**Aim:** The lines from the top of the material through the line with "(0,0) rectangle (620,381);" are to be set down exactly. Leave the pictures out.

Source code of charts
· · · ·

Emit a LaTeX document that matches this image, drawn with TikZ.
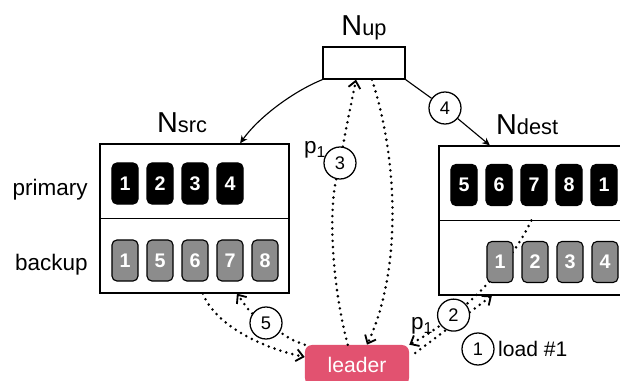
\documentclass[tikz,border=0pt]{standalone}
\usepackage{fontspec}
\setmainfont{Liberation Sans}
\usetikzlibrary{positioning,arrows.meta}
\definecolor{leaderred}{RGB}{226,82,112}
\definecolor{chipgray}{RGB}{140,140,140}
\newcommand{\subfont}{\fontsize{15.5}{18}\selectfont}

\begin{document}
\begin{tikzpicture}[x=0.025cm, y=-0.025cm, node distance={8.75mm},
    box/.style = {draw, line width=0.9pt, inner sep=0pt},
    prim/.style = {draw, fill=black, rounded corners=3.5pt, line width=0.8pt, minimum width=6.5mm, minimum height=10.25mm, inner sep=0pt, text=white, font=\fontsize{14}{16}\selectfont\bfseries},
    back/.style = {prim, fill=chipgray},
    num/.style = {draw, solid, circle, fill=white, line width=0.9pt, minimum size=8mm, inner sep=0pt, font=\fontsize{13}{15}\selectfont},
    title/.style = {anchor=base, inner sep=0pt, font=\fontsize{20.5}{24}\selectfont},
    side/.style = {anchor=east, inner sep=0pt, font=\fontsize{16}{19}\selectfont},
    plabel/.style = {inner sep=0pt, font=\fontsize{16}{19}\selectfont},
    conn/.style = {line width=0.8pt, -{Stealth[length=5.5pt, width=5pt]}},
    dots/.style = {line width=2pt, line cap=round, dash pattern=on 0pt off 4.4pt},
    dotarr/.style = {dots, -{Straight Barb[length=5pt, width=8.5pt, line width=1.3pt]}}]
    \useasboundingbox (0,0) rectangle (620,381);

    % servers
    \node[box, minimum width=4.725cm, minimum height=3.725cm] (src) at (194.5,218.5) {};
    \node[box, minimum width=5.025cm, minimum height=3.725cm] (dest) at (539.5,220.5) {};
    \node[box, minimum width=2.05cm, minimum height=0.8cm] (up) at (364,63) {};
    \node[fill=leaderred, rounded corners=5pt, minimum width=2.6cm, minimum height=1cm, text=white, font=\fontsize{15}{18}\selectfont] (leader) at (357,365) {leader};
    \draw[line width=0.9pt] (src.west) -- (src.east);
    \draw[line width=0.9pt] (dest.west) -- (dest.east);

    \node[title] (srcname) at ([xshift=-3.1mm, yshift=2.75mm]src.north) {N{\subfont src}};
    \node[title] (destname) at ([xshift=-3.1mm, yshift=2.75mm]dest.north) {N{\subfont dest}};
    \node[title] (upname) at ([yshift=2.75mm]up.north) {N{\subfont up}};

    \node[side] (primary) at (88,190) {primary};
    \node[side] (backup) at (88,265) {backup};

    % load and move of partition 1 (under the chips)
    \draw[dotarr] ([xshift=1.5mm, yshift=3mm]leader.east) -- ([xshift=-11.9mm]dest.south);
    \draw[dotarr] ([xshift=23.25mm]dest.west) .. controls (505,275) and (455,320) .. node[num, pos=0.68] (c2) {2} (leader.north east);

    % partitions on N_src
    \node[prim] (s1) at (125,183.5) {1};
    \node[prim] (s2) [right of=s1] {2};
    \node[prim] (s3) [right of=s2] {3};
    \node[prim] (s4) [right of=s3] {4};
    \node[back] (b1) at (125,260.5) {1};
    \node[back] (b2) [right of=b1] {5};
    \node[back] (b3) [right of=b2] {6};
    \node[back] (b4) [right of=b3] {7};
    \node[back] (b5) [right of=b4] {8};

    % partitions on N_dest
    \node[prim] (d1) at (464,185) {5};
    \node[prim] (d2) [right of=d1] {6};
    \node[prim] (d3) [right of=d2] {7};
    \node[prim] (d4) [right of=d3] {8};
    \node[prim] (d5) [right of=d4] {1};
    \node[back] (e1) at (500,262) {1};
    \node[back] (e2) [right of=e1] {2};
    \node[back] (e3) [right of=e2] {3};
    \node[back] (e4) [right of=e3] {4};

    % steps
    \node[num] (c4) at (445,108) {4};
    \node[num] (c3) at (340,163) {3};
    \node[num] (c5) at (266,323) {5};
    \node[num] (c1) at (478,349) {1};
    \node[inner sep=0pt, font=\fontsize{15}{18}\selectfont, right=0.8mm of c1] (load) {load \#1};
    \node[plabel] (p3) at (315,150) {p\textsubscript{1}};
    \node[plabel] (p2) at (422,326) {p\textsubscript{1}};

    \draw[conn] (up.south west) .. controls (292,92) and (258,118) .. ([xshift=11.4mm]src.north);
    \draw[line width=0.8pt] (up.south east) -- (c4);
    \draw[conn] (c4) -- ([xshift=-12.4mm]dest.north);

    \draw[dotarr] (c3) .. controls (346,128) and (352,100) .. ([xshift=-2mm]up.south);
    \draw[dots] ([xshift=-2.3mm]leader.north) .. controls (333,290) and (328,215) .. (c3);
    \draw[dotarr] ([xshift=2mm]up.south) .. controls (398,160) and (402,270) .. ([xshift=2.5mm]leader.north);

    \draw[dotarr] ([xshift=2.1mm]src.south) .. controls (215,325) and (262,348) .. ([yshift=2mm]leader.west);
    \draw[dots] (leader.north west) .. controls (292,340) .. (c5);
    \draw[dotarr] (c5) .. controls (250,312) .. ([xshift=10.6mm]src.south);
\end{tikzpicture}
\end{document}
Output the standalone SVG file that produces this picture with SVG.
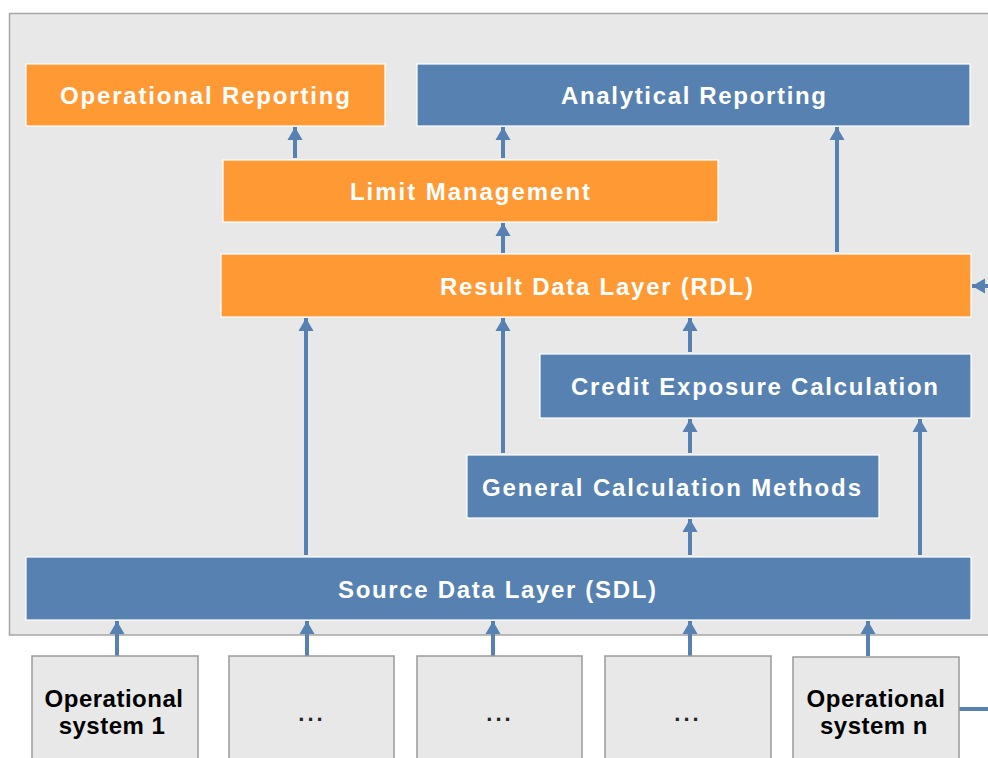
<svg xmlns="http://www.w3.org/2000/svg" width="988" height="758" viewBox="0 0 988 758">
<defs>
<style>
.bg{fill:#e8e8e8;stroke:#a6a6a6;stroke-width:1.5}
.or{fill:#ff9933;stroke:#ffffff;stroke-width:1.2}
.bl{fill:#5681b1;stroke:#ffffff;stroke-width:1.2}
.sys{fill:#e8e8e8;stroke:#9a9a9a;stroke-width:1.5}
.t{font-family:"Liberation Sans",Arial,sans-serif;font-weight:bold;font-size:24px;fill:#ffffff;text-anchor:middle}
.s{font-family:"Liberation Sans",Arial,sans-serif;font-weight:bold;font-size:24px;fill:#000000;text-anchor:middle;letter-spacing:0.5px}
.d{font-family:"Liberation Sans",Arial,sans-serif;font-weight:bold;font-size:22px;fill:#222222;text-anchor:middle;letter-spacing:3px}
.c{stroke:#5681b1;stroke-width:4;fill:none}
</style>
<marker id="ah" markerUnits="userSpaceOnUse" markerWidth="14" markerHeight="16" viewBox="0 0 14 16" refX="13" refY="8" orient="auto">
<path d="M0,0.5 L13,8 L0,15.5 z" fill="#5681b1"/>
</marker>
</defs>
<rect class="bg" x="9.5" y="13.5" width="1000" height="621.5"/>
<g id="connectors">
<line class="c" x1="295" y1="158" x2="295" y2="127" marker-end="url(#ah)"/>
<line class="c" x1="503" y1="158" x2="503" y2="127" marker-end="url(#ah)"/>
<line class="c" x1="837" y1="252" x2="837" y2="127" marker-end="url(#ah)"/>
<line class="c" x1="503" y1="253" x2="503" y2="223" marker-end="url(#ah)"/>
<line class="c" x1="306" y1="555" x2="306" y2="318" marker-end="url(#ah)"/>
<line class="c" x1="503" y1="453" x2="503" y2="318" marker-end="url(#ah)"/>
<line class="c" x1="690" y1="352" x2="690" y2="318" marker-end="url(#ah)"/>
<line class="c" x1="690" y1="453" x2="690" y2="419" marker-end="url(#ah)"/>
<line class="c" x1="920" y1="555" x2="920" y2="419" marker-end="url(#ah)"/>
<line class="c" x1="690" y1="555" x2="690" y2="519" marker-end="url(#ah)"/>
<line class="c" x1="117" y1="656" x2="117" y2="621" marker-end="url(#ah)"/>
<line class="c" x1="307" y1="656" x2="307" y2="621" marker-end="url(#ah)"/>
<line class="c" x1="493" y1="656" x2="493" y2="621" marker-end="url(#ah)"/>
<line class="c" x1="690" y1="656" x2="690" y2="621" marker-end="url(#ah)"/>
<line class="c" x1="868" y1="656" x2="868" y2="621" marker-end="url(#ah)"/>
<line class="c" x1="995" y1="286" x2="972" y2="286" marker-end="url(#ah)"/>
<line class="c" x1="959" y1="709" x2="990" y2="709"/>
</g>
<g id="operational-reporting">
<rect class="or" x="26" y="64" width="359" height="62"/>
<text class="t" x="205" y="104" textLength="290" lengthAdjust="spacing">Operational Reporting</text>
</g>
<g id="analytical-reporting">
<rect class="bl" x="417" y="64" width="553" height="62"/>
<text class="t" x="693.5" y="104" textLength="265" lengthAdjust="spacing">Analytical Reporting</text>
</g>
<g id="limit-management">
<rect class="or" x="223" y="160" width="495" height="62"/>
<text class="t" x="470" y="200" textLength="240" lengthAdjust="spacing">Limit Management</text>
</g>
<g id="rdl">
<rect class="or" x="221" y="254" width="750" height="63"/>
<text class="t" x="596.5" y="294.5" textLength="313" lengthAdjust="spacing">Result Data Layer (RDL)</text>
</g>
<g id="credit-exposure">
<rect class="bl" x="540" y="354" width="431" height="64"/>
<text class="t" x="754.5" y="395" textLength="367" lengthAdjust="spacing">Credit Exposure Calculation</text>
</g>
<g id="general-calc">
<rect class="bl" x="467" y="455" width="412" height="63"/>
<text class="t" x="671.5" y="495.5" textLength="379" lengthAdjust="spacing">General Calculation Methods</text>
</g>
<g id="sdl">
<rect class="bl" x="26" y="557" width="945" height="63"/>
<text class="t" x="497" y="597.5" textLength="318" lengthAdjust="spacing">Source Data Layer (SDL)</text>
</g>
<g id="system-1">
<rect class="sys" x="32" y="656" width="166" height="110"/>
<text class="s" x="114" y="707">Operational</text>
<text class="s" x="112" y="734">system 1</text>
</g>
<g id="system-2">
<rect class="sys" x="229" y="656" width="165" height="110"/>
<text class="d" x="312" y="721">...</text>
</g>
<g id="system-3">
<rect class="sys" x="417" y="656" width="165" height="110"/>
<text class="d" x="500" y="721">...</text>
</g>
<g id="system-4">
<rect class="sys" x="605" y="656" width="166" height="110"/>
<text class="d" x="688" y="721">...</text>
</g>
<g id="system-n">
<rect class="sys" x="793" y="657" width="166" height="110"/>
<text class="s" x="876" y="707">Operational</text>
<text class="s" x="874" y="734">system n</text>
</g>
</svg>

· · · ·

**Answer:**
Emit a LaTeX document that matches this image, drawn with TikZ.
\documentclass[tikz,border=0pt]{standalone}
\usepackage{fontspec}
\setmainfont{Liberation Sans}
\usetikzlibrary{positioning,arrows.meta}
\definecolor{leaderred}{RGB}{226,82,112}
\definecolor{chipgray}{RGB}{140,140,140}
\newcommand{\subfont}{\fontsize{15.5}{18}\selectfont}

\begin{document}
\begin{tikzpicture}[x=0.025cm, y=-0.025cm, node distance={8.75mm},
    box/.style = {draw, line width=0.9pt, inner sep=0pt},
    prim/.style = {draw, fill=black, rounded corners=3.5pt, line width=0.8pt, minimum width=6.5mm, minimum height=10.25mm, inner sep=0pt, text=white, font=\fontsize{14}{16}\selectfont\bfseries},
    back/.style = {prim, fill=chipgray},
    num/.style = {draw, solid, circle, fill=white, line width=0.9pt, minimum size=8mm, inner sep=0pt, font=\fontsize{13}{15}\selectfont},
    title/.style = {anchor=base, inner sep=0pt, font=\fontsize{20.5}{24}\selectfont},
    side/.style = {anchor=east, inner sep=0pt, font=\fontsize{16}{19}\selectfont},
    plabel/.style = {inner sep=0pt, font=\fontsize{16}{19}\selectfont},
    conn/.style = {line width=0.8pt, -{Stealth[length=5.5pt, width=5pt]}},
    dots/.style = {line width=2pt, line cap=round, dash pattern=on 0pt off 4.4pt},
    dotarr/.style = {dots, -{Straight Barb[length=5pt, width=8.5pt, line width=1.3pt]}}]
    \useasboundingbox (0,0) rectangle (620,381);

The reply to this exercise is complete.